A working system fulfilling its business objectives can be considered complete enough, but, if not easily extensible and maintainable, will not grant itself to the conclusion of being as good as it can be. Advancements in software development methodologies that assist in delivering working software that is easy to extend and maintain - higher level abstractions, modeling and design - have been driven by the need to reduce technical debt. Technical debt can be viewed as the cost of change.

Test code is code, too. As code bases grow more elaborate, test code also suffers from technical debt, demanding methods to eliminate the factors that hinder its maintainability and extensibility. Present procedures geared towards extensible and maintainable test code are habitually counter-proportional to the amount of confidence they achieve.

The confidence scale

The different categories on the scale are not mutually exclusive, in fact they are commonly combined as members of a suite that exercises the system in various degrees of instrumentation. Walking the scale from left (empty) to right (full), we move from tests that are generally easier to write, understand, run and maintain but at the same time are less representative of the real system with all its components integrated.

Dependency neutral tests with all of the tested component's dependencies stubbed are disconnected, vaguely describe how the component interacts with its environment and offer minimal proof that the component will work as specified once a member of the application ecosystem.

The fundamental difference between interaction based dependency neutral tests and their stubbed counterparts is the accurate interaction specification of collaborating components through the use of mock objects instead of stubs. Here, we concentrate on specifying the contract of communication between two components. Although much closer to how the actual system operates, these tests are still disconnected. Despite the accurate specification of the interaction, we have don't have complete proof that the pieces fit. In particular, interaction based dependency neutral tests do not offer proof that the mocked collaborators have been tested to work.

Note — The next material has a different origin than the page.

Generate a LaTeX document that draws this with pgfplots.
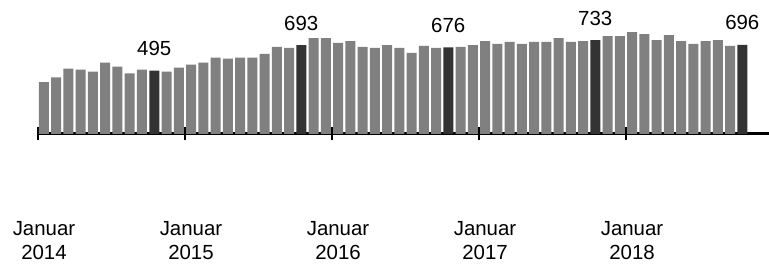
\documentclass[border=0pt]{standalone}
\usepackage{fontspec}
\setmainfont{Liberation Sans}
\usepackage{pgfplots}
\pgfplotsset{compat=1.18}
\definecolor{barg}{RGB}{128,128,128}
\definecolor{bard}{RGB}{51,51,51}
\begin{document}
\begin{tikzpicture}
\begin{axis}[
  name=ax,
  scale only axis,
  width=731.5bp, height=267bp,
  xmin=-0.53, xmax=59.18,
  ymin=-1037.4, ymax=1045.2,
  axis x line=middle, axis y line=none,
  x axis line style={-, line width=3bp, black},
  ybar, bar width=10bp, bar shift=0pt,
  xtick={0,12,24,36,48},
  xticklabels={{Januar\\2014},{Januar\\2015},{Januar\\2016},{Januar\\2017},{Januar\\2018}},
  major tick length=0pt,
  xticklabel style={align=center, anchor=north, yshift=-86bp, font=\fontsize{20.5}{24.5}\selectfont, inner sep=1bp},
  extra x ticks={-0.5,11.5,23.5,35.5,47.5},
  extra x tick labels={},
  extra x tick style={major tick length=13bp, tick align=center, tick style={line width=2bp, black}},
  ytick=\empty,
  nodes near coords,
  /pgf/number format/assume math mode=true,
  every node near coord/.append style={anchor=base, yshift=15bp, font=\fontsize{20.5}{24}\selectfont, text=black},
  clip=false,
]
\addplot[fill=barg, draw=none, nodes near coords={}] coordinates {
(0,405)(1,441)(2,510)(3,503)(4,487)(5,556)(6,526)(7,472)(8,503)
(10,487)(11,518)(12,541)(13,556)(14,595)(15,587)(16,595)(17,595)(18,625)(19,679)(20,671)
(22,748)(23,748)(24,710)(25,725)(26,679)(27,671)(28,694)(29,671)(30,633)(31,687)(32,671)
(34,679)(35,694)(36,725)(37,702)(38,718)(39,702)(40,718)(41,718)(42,748)(43,718)(44,725)
(46,764)(47,764)(48,794)(49,779)(50,733)(51,771)(52,725)(53,702)(54,725)(55,733)(56,687)
};
\addplot[fill=bard, draw=none] coordinates {
(9,495)(21,693)(33,676)(45,733)(57,696)
};
\end{axis}
\pgfresetboundingbox
\path ([xshift=-37.5bp]ax.south west) rectangle (ax.north east);
\end{tikzpicture}
\end{document}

It becomes apparent that the major flaw of interaction based dependency neutral tests is their disconnect from their peers.

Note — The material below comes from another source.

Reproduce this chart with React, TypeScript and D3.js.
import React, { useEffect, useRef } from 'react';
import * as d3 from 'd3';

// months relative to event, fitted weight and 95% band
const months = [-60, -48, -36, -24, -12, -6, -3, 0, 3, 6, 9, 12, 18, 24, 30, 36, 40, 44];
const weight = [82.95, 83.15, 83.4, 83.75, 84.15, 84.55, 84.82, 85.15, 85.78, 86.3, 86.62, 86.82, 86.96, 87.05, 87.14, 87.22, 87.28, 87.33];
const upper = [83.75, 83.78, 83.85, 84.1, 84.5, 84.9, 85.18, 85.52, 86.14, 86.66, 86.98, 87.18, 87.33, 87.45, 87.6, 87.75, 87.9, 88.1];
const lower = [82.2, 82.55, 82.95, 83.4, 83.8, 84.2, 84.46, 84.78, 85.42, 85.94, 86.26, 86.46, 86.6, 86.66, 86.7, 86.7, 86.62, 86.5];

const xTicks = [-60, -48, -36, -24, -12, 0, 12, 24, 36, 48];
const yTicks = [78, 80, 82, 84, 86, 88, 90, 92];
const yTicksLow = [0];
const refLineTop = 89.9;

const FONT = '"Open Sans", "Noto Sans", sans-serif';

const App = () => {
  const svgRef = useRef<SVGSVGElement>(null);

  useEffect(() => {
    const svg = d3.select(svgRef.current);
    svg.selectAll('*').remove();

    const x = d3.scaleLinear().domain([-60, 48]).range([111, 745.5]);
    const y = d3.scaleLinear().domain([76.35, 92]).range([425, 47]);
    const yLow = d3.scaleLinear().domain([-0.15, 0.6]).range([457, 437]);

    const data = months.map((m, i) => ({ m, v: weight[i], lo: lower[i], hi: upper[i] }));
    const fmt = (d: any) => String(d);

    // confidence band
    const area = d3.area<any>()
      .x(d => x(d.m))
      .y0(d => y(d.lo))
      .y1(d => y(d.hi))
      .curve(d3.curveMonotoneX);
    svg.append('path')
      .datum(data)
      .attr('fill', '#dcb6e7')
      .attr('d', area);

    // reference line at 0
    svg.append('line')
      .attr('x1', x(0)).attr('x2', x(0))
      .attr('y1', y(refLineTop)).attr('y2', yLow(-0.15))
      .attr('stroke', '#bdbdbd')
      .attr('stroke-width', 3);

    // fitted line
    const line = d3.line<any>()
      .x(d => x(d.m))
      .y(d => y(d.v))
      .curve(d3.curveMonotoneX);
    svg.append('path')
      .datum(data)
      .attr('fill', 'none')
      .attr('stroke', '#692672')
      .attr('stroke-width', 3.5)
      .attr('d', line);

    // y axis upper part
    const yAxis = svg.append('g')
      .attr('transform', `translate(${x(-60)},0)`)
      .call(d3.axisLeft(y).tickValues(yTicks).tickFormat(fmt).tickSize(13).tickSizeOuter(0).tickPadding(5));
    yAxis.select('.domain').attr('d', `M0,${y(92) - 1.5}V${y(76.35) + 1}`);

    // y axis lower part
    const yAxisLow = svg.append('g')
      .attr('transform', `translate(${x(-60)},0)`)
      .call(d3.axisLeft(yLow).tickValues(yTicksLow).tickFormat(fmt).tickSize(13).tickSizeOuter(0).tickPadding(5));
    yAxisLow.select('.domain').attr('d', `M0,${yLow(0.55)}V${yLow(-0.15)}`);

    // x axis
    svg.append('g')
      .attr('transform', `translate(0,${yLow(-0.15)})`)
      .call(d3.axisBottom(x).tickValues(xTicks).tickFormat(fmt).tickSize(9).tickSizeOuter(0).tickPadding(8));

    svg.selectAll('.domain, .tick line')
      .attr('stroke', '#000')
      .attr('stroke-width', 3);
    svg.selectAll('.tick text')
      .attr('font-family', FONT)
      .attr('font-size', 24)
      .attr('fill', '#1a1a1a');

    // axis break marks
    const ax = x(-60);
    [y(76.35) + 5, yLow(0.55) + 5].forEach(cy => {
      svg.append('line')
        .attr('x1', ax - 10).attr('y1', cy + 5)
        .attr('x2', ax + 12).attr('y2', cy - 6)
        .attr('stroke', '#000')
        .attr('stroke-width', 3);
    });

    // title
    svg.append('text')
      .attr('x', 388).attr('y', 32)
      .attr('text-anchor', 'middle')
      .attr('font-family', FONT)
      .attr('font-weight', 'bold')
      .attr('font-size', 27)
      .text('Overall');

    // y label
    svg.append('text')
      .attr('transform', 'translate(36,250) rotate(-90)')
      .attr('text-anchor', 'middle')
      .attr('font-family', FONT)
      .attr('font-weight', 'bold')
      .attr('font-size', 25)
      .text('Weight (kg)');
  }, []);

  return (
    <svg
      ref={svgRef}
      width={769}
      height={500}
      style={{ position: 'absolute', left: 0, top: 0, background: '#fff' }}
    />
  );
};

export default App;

As we move towards the "full" side of the confidence scale, tests tend to become larger and more complicated. Wired tests draw a picture much closer to that of the system in its entire form but suffer from poor defect localization (test failures are not always directly related to the intent of the specific test) and disrespect encapsulation (setup code often exposes the behavior of components irrelevant to the context of the current test). The dependency wired tests' contribution to technical debt is much more significant.

Understanding the importance of confidence in our system and aiming to reduce technical debt, Synthesized Testing suggests a solution that attempts to rectify the disconnect of lightweight, interaction based dependency neutral tests and reduce the need of overarching, prone to technical debt dependency wired tests.